* DO THIS *
Starting at the first line of the listing below, repeat each line exactly until the line containing "(R) at (1.23,-1.56);", which you include. Leave out pictures.

[start DATASET SECTION]

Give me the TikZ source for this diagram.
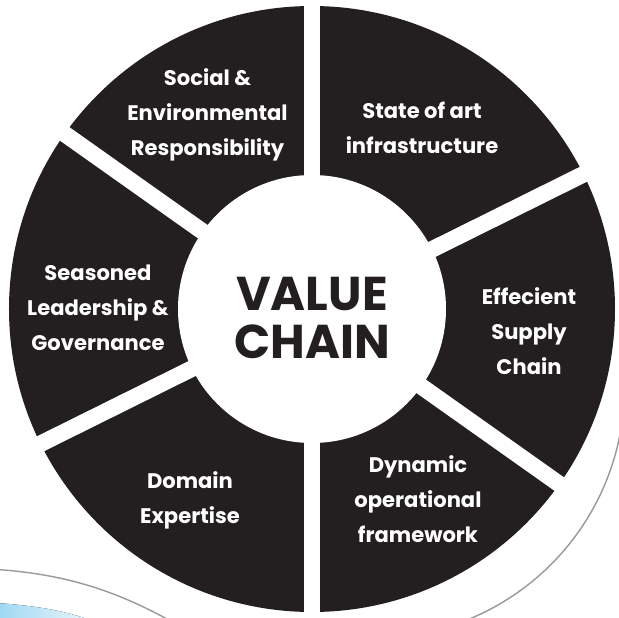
\documentclass[tikz,border=0pt]{standalone}
\usepackage{fontspec}
\setmainfont{Poppins}
\definecolor{chainblack}{HTML}{231F20}
\definecolor{swooshblue}{HTML}{9ED8F2}
\tikzset{
  sectortext/.style={text=white, font=\bfseries\fontsize{12}{20}\selectfont, align=center},
  gap/.style={white, line width=0.33cm},
  outline/.style={gray!80, line width=0.8pt}
}
\begin{document}
\begin{tikzpicture}
  \useasboundingbox (-6.24,-6.16) rectangle (6.14,6.18);
  \coordinate (C) at (0,0);
  \coordinate (R) at (1.23,-1.56);

  \fill[left color=swooshblue, right color=swooshblue!25] (-6.3,-5.88) .. controls (-5.6,-5.93) and (-5.0,-6.02) .. (-4.5,-6.2) -- (-6.3,-6.2) -- cycle;
  \draw[outline] (-6.3,-5.21) .. controls (-5.0,-5.3) and (-4.0,-5.6) .. (-2.9,-6.2);
  \draw[outline] (R) ++(-5:5.02) arc[start angle=-5, end angle=-80, radius=5.02];

  \fill[chainblack] (C) circle (6.06);
  \begin{scope}
    \clip (C) circle (6.1);
    \foreach \a in {90,26.4,-35.3}
      \draw[gap] (\a:6.2) -- (\a+180:6.2);
  \end{scope}
  \fill[white] (C) circle (2.68);

  \node[sectortext] (social) at (-2.09,3.89) {Social \&\\Environmental\\Responsibility};
  \node[sectortext] (infra) at (2.2,3.63) {State of art\\infrastructure};
  \node[sectortext] (supply) at (4.34,-0.44) {Effecient\\Supply\\Chain};
  \node[sectortext] (framework) at (2.12,-3.8) {Dynamic\\operational\\framework};
  \node[sectortext] (expertise) at (-2.44,-3.82) {Domain\\Expertise};
  \node[sectortext] (leadership) at (-4.28,0.02) {Seasoned\\Leadership \&\\Governance};
  \node[text=chainblack, font=\bfseries\fontsize{27}{27}\selectfont, align=center] (value) at (0,-0.18) {VALUE\\CHAIN};
\end{tikzpicture}
\end{document}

[end DATASET SECTION]

* CORRECT OUTPUT *
Give me the TikZ source for this diagram.
\documentclass[tikz,border=0pt]{standalone}
\usepackage{fontspec}
\setmainfont{Poppins}
\definecolor{chainblack}{HTML}{231F20}
\definecolor{swooshblue}{HTML}{9ED8F2}
\tikzset{
  sectortext/.style={text=white, font=\bfseries\fontsize{12}{20}\selectfont, align=center},
  gap/.style={white, line width=0.33cm},
  outline/.style={gray!80, line width=0.8pt}
}
\begin{document}
\begin{tikzpicture}
  \useasboundingbox (-6.24,-6.16) rectangle (6.14,6.18);
  \coordinate (C) at (0,0);
  \coordinate (R) at (1.23,-1.56);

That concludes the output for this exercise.